Stocks set fall after Steven Mnuchin’s odd statement fails to calm markets
US markets are open only a half day on Monday. That’s probably a good thing for anyone watching stocks on Christmas Eve.
Stocks are set to open lower, a day after an unusual statement by Treasury Secretary Steven Mnuchin, who convened a series of calls on Sunday with the CEOs of the country’s biggest banks.
Mnuchin said the executives assured him their banks are healthy and have “ample liquidity” to lend to consumers and businesses. “Markets continue to function properly,” he said.
But few — if anyone — claimed markets weren’t working “properly” or that banks were low on cash.
Stock futures on Monday pointed to a decline of more than 150 points. The S&P 500 and Nasdaq were also set to open lower.

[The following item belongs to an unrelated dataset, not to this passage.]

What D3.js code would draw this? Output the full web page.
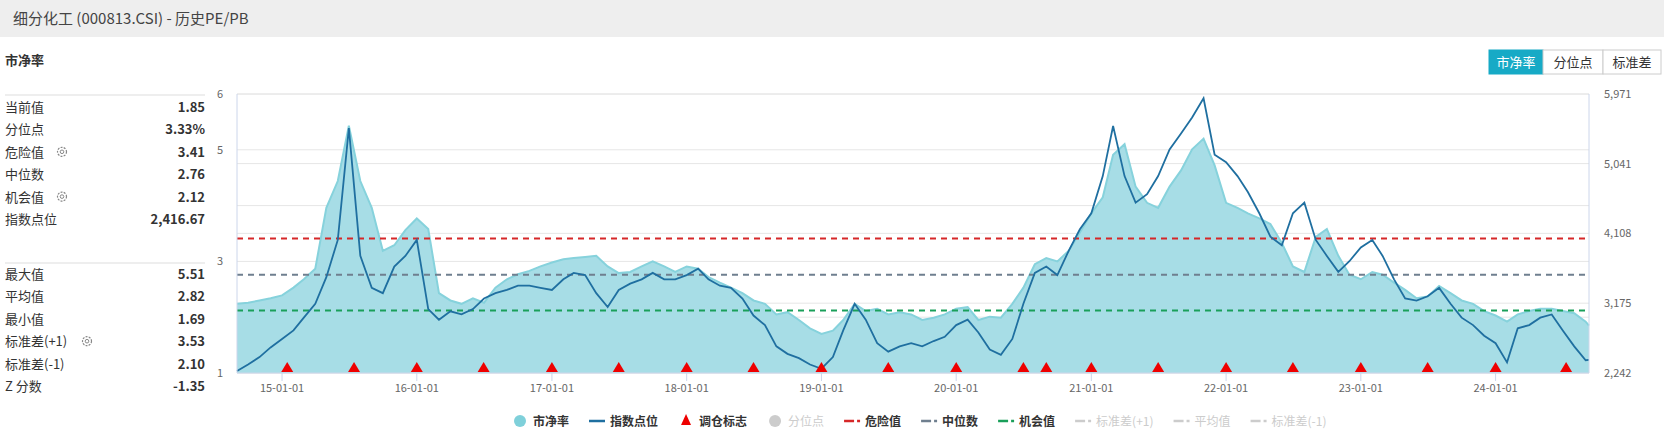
<!DOCTYPE html>
<html><head><meta charset="utf-8">
<script src="https://cdn.jsdelivr.net/npm/d3@7"></script>
<style>body{margin:0;background:#fff;font-family:"Noto Sans CJK SC","Noto Sans",sans-serif}</style>
</head><body><svg id="c" width="1664" height="447"></svg>
<script>
const months = d3.timeMonths(new Date(2014,8,1), new Date(2024,9,1)); // 2014-09 .. 2024-09
const pbValues = [2.24,2.26,2.30,2.34,
2.39,2.53,2.68,2.87,3.96,4.44,5.43,4.44,3.96,3.19,3.29,3.56,
3.77,3.58,2.43,2.30,2.24,2.34,2.26,2.53,2.68,2.77,2.83,2.91,
2.98,3.04,3.06,3.08,3.10,2.91,2.79,2.81,2.91,3.00,2.91,2.81,
2.91,2.87,2.72,2.62,2.53,2.43,2.30,2.24,2.05,2.09,1.95,1.80,
1.70,1.76,1.95,2.24,2.11,2.15,2.05,2.09,2.05,1.95,1.99,2.05,
2.15,2.18,1.95,2.01,1.99,2.24,2.53,2.95,3.06,3.00,3.19,3.52,
3.86,4.15,4.91,5.10,4.34,4.05,3.96,4.34,4.63,5.01,5.20,4.72,
4.05,3.96,3.86,3.77,3.67,3.33,2.91,2.81,3.44,3.58,3.10,2.76,
2.68,2.81,2.76,2.62,2.49,2.34,2.37,2.56,2.43,2.30,2.24,2.11,
2.03,1.92,2.05,2.11,2.15,2.15,2.11,2.07,1.92];
const indexValues = [2270,2356,2455,2584,
2697,2811,2982,3167,3523,4021,5515,3807,3380,3309,3665,3807,
4021,3096,2954,3067,3025,3096,3238,3309,3352,3409,3409,3380,
3352,3494,3580,3551,3309,3124,3352,3437,3494,3580,3494,3494,
3551,3637,3494,3409,3380,3238,3010,2882,2598,2498,2441,2356,
2299,2455,2811,3167,2954,2640,2527,2598,2640,2598,2669,2726,
2882,2954,2783,2555,2484,2697,3167,3580,3665,3551,3878,4163,
4377,4874,5543,4874,4519,4633,4874,5230,5444,5657,5913,5159,
5060,4874,4661,4377,4063,3950,4377,4519,4021,3807,3594,3736,
3921,4021,3807,3494,3238,3210,3267,3380,3167,2982,2882,2740,
2640,2384,2840,2882,2982,3025,2811,2598,2413];
const endDate = new Date(2024,8,10), endPb = 1.85, endIndex = 2416.67;
const rebalanceDates = ["2015-01-15","2015-07-15","2016-01-01","2016-06-30","2017-01-01","2017-07-01","2018-01-01","2018-07-01","2019-01-01","2019-07-01","2020-01-01","2020-07-01","2020-09-01","2021-01-01","2021-07-01","2022-01-01","2022-07-01","2023-01-01","2023-07-01","2024-01-01","2024-07-10"];
const refLines = [{name:"危险值",v:3.41,c:"#d62728"},{name:"中位数",v:2.76,c:"#6f7f8f"},{name:"机会值",v:2.12,c:"#1a9f5a"}];
const leftTicks = [1,3,5,6], leftGrid=[1,2,3,4,5,6];
const rightTicks = [2242,3175,4108,5041,5971];
const statsTop = [["当前值","1.85",0],["分位点","3.33%",0],["危险值","3.41",1],["中位数","2.76",0],["机会值","2.12",1],["指数点位","2,416.67",0]];
const statsBottom = [["最大值","5.51",0],["平均值","2.82",0],["最小值","1.69",0],["标准差(+1)","3.53",1],["标准差(-1)","2.10",0],["Z 分数","-1.35",0]];
const xTickLabels = ["15-01-01","16-01-01","17-01-01","18-01-01","19-01-01","20-01-01","21-01-01","22-01-01","23-01-01","24-01-01"];
const legendItems = [["市净率","circle","#7fd0da",1],["指数点位","line","#1f6fa0",1],["调仓标志","tri","#ee0000",1],["分位点","circle","#cccccc",0],["危险值","dash","#d62728",1],["中位数","dash","#6f7f8f",1],["机会值","dash","#1a9f5a",1],["标准差(+1)","dash","#cccccc",0],["平均值","dash","#cccccc",0],["标准差(-1)","dash","#cccccc",0]];

const pbData = months.map((d,i)=>({d,v:pbValues[i]})).slice(0,pbValues.length); pbData.push({d:endDate,v:endPb});
const idxData = months.map((d,i)=>({d,v:indexValues[i]})).slice(0,indexValues.length); idxData.push({d:endDate,v:endIndex});

const svg=d3.select("#c");
const L=237,R=1589,T=94,B=373;
const x=d3.scaleTime().domain([new Date(2014,8,1),endDate]).range([L,R]);
const yL=d3.scaleLinear().domain([1,6]).range([B,T]);
const yR=d3.scaleLinear().domain([2242,5971]).range([B,T]);

svg.append("rect").attr("width",1664).attr("height",37).attr("fill","#eeeeee");
svg.append("text").attr("x",13).attr("y",24).attr("font-size",15).attr("fill","#444").text("细分化工 (000813.CSI) - 历史PE/PB");
svg.append("text").attr("x",5).attr("y",65).attr("font-size",13).attr("font-weight","bold").attr("fill","#333").text("市净率");

const VX=205;
function stats(rows,y0,lineY){
  svg.append("line").attr("x1",5).attr("x2",VX).attr("y1",lineY).attr("y2",lineY).attr("stroke","#ddd");
  rows.forEach((r,i)=>{const y=y0+i*22.4;
    svg.append("text").attr("x",5).attr("y",y).attr("font-size",13).attr("fill","#333").text(r[0]);
    if(r[2]){const w=r[0].length>3?75:50; const g=svg.append("g").attr("transform",`translate(${w+12},${y-5})`);
      g.append("circle").attr("r",4.5).attr("fill","none").attr("stroke","#888").attr("stroke-width",1.2).attr("stroke-dasharray","2 1.2");
      g.append("circle").attr("r",1.8).attr("fill","none").attr("stroke","#888");}
    svg.append("text").attr("x",VX).attr("y",y).attr("text-anchor","end").attr("font-size",13).attr("font-weight","bold").attr("fill","#333").text(r[1]);
  });
}
stats(statsTop,112,95); stats(statsBottom,279,263);

[["市净率",1489,1543,1],["分位点",1543,1603,0],["标准差",1603,1661,0]].forEach(b=>{
  svg.append("rect").attr("x",b[1]).attr("y",50).attr("width",b[2]-b[1]).attr("height",24).attr("fill",b[3]?"#17aac6":"#fff").attr("stroke",b[3]?"#17aac6":"#ccc");
  svg.append("text").attr("x",(b[1]+b[2])/2).attr("y",67).attr("text-anchor","middle").attr("font-size",13).attr("fill",b[3]?"#fff":"#333").text(b[0]);
});

leftGrid.forEach(v=>svg.append("line").attr("x1",L).attr("x2",R).attr("y1",yL(v)).attr("y2",yL(v)).attr("stroke","#e6e6e6"));
rightTicks.forEach(v=>svg.append("line").attr("x1",L).attr("x2",R).attr("y1",yR(v)).attr("y2",yR(v)).attr("stroke","#e6e6e6"));
leftTicks.forEach(v=>svg.append("text").attr("x",L-14).attr("y",yL(v)+4).attr("text-anchor","end").attr("font-size",11).attr("fill","#666").text(v));
rightTicks.forEach(v=>svg.append("text").attr("x",R+15).attr("y",yR(v)+4).attr("font-size",11).attr("fill","#666").text(d3.format(",")(v)));

svg.append("path").datum(pbData).attr("fill","#a7dde6").attr("d",d3.area().x(d=>x(d.d)).y0(B).y1(d=>yL(d.v)));
svg.append("path").datum(pbData).attr("fill","none").attr("stroke","#86d2dc").attr("stroke-width",2).attr("d",d3.line().x(d=>x(d.d)).y(d=>yL(d.v)));
refLines.forEach(r=>svg.append("line").attr("x1",L).attr("x2",R).attr("y1",yL(r.v)).attr("y2",yL(r.v)).attr("stroke",r.c).attr("stroke-width",2).attr("stroke-dasharray","6 5"));
svg.append("path").datum(idxData).attr("fill","none").attr("stroke","#1f6fa0").attr("stroke-width",1.8).attr("d",d3.line().x(d=>x(d.d)).y(d=>yR(d.v)));

svg.append("line").attr("x1",L).attr("x2",L).attr("y1",T).attr("y2",B).attr("stroke","#ccd6eb");
svg.append("line").attr("x1",R).attr("x2",R).attr("y1",T).attr("y2",B).attr("stroke","#ccd6eb");
svg.append("line").attr("x1",L).attr("x2",R).attr("y1",B).attr("y2",B).attr("stroke","#ccd6eb");
xTickLabels.forEach(s=>{const d=d3.timeParse("%y-%m-%d")(s); const xx=x(d);
  svg.append("line").attr("x1",xx).attr("x2",xx).attr("y1",B).attr("y2",B+8).attr("stroke","#ccd6eb");
  svg.append("text").attr("x",xx).attr("y",B+19).attr("text-anchor","middle").attr("font-size",11).attr("fill","#666").text(s);});
rebalanceDates.forEach(s=>{const xx=x(d3.timeParse("%Y-%m-%d")(s));
  svg.append("path").attr("d",`M${xx},${B-11}L${xx+6},${B-1}L${xx-6},${B-1}Z`).attr("fill","#ee0000");});

let lx=520; const ly=421;
legendItems.forEach(it=>{const g=svg.append("g").attr("transform",`translate(${lx},${ly})`);
  if(it[1]=="circle") g.append("circle").attr("cx",0).attr("r",6).attr("fill",it[2]);
  else if(it[1]=="line") g.append("line").attr("x1",-8).attr("x2",8).attr("stroke",it[2]).attr("stroke-width",2.5);
  else if(it[1]=="tri") g.append("path").attr("d","M0,-7L5,4L-5,4Z").attr("fill",it[2]);
  else {g.append("line").attr("x1",-8).attr("x2",2).attr("stroke",it[2]).attr("stroke-width",2.5);g.append("line").attr("x1",5).attr("x2",8).attr("stroke",it[2]).attr("stroke-width",2.5);}
  const t=g.append("text").attr("x",13).attr("y",4.5).attr("font-size",12).attr("font-weight",it[3]?"bold":"normal").attr("fill",it[3]?"#333":"#ccc").text(it[0]);
  lx+=13+t.node().getComputedTextLength()+28;
});
</script></body></html>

Shares in JPMorgan Chase (JPM), Wells Fargo (WFC), Goldman Sachs (GS), Bank of America (BAC) and Citi (C) were all down between 1% and 2% in premarket trading.
Adding to the shaky start on Monday: The partial shutdown of the federal government will continue at least until Thursday, and possibly into January. Although the closure of some government services isn’t expected to hurt the economy, the inability of lawmakers and President Donald Trump to put politics aside to enact a budget is unnerving to investors.
“The confusion and disorder surrounding this week’s spending debate suggest fiscal deadlines in 2019 — including the debt limit deadline, which we expect to fall between August to October — could be more disruptive than they have been since the 2011-2013 period,” Goldman Sachs economists wrote in a research note.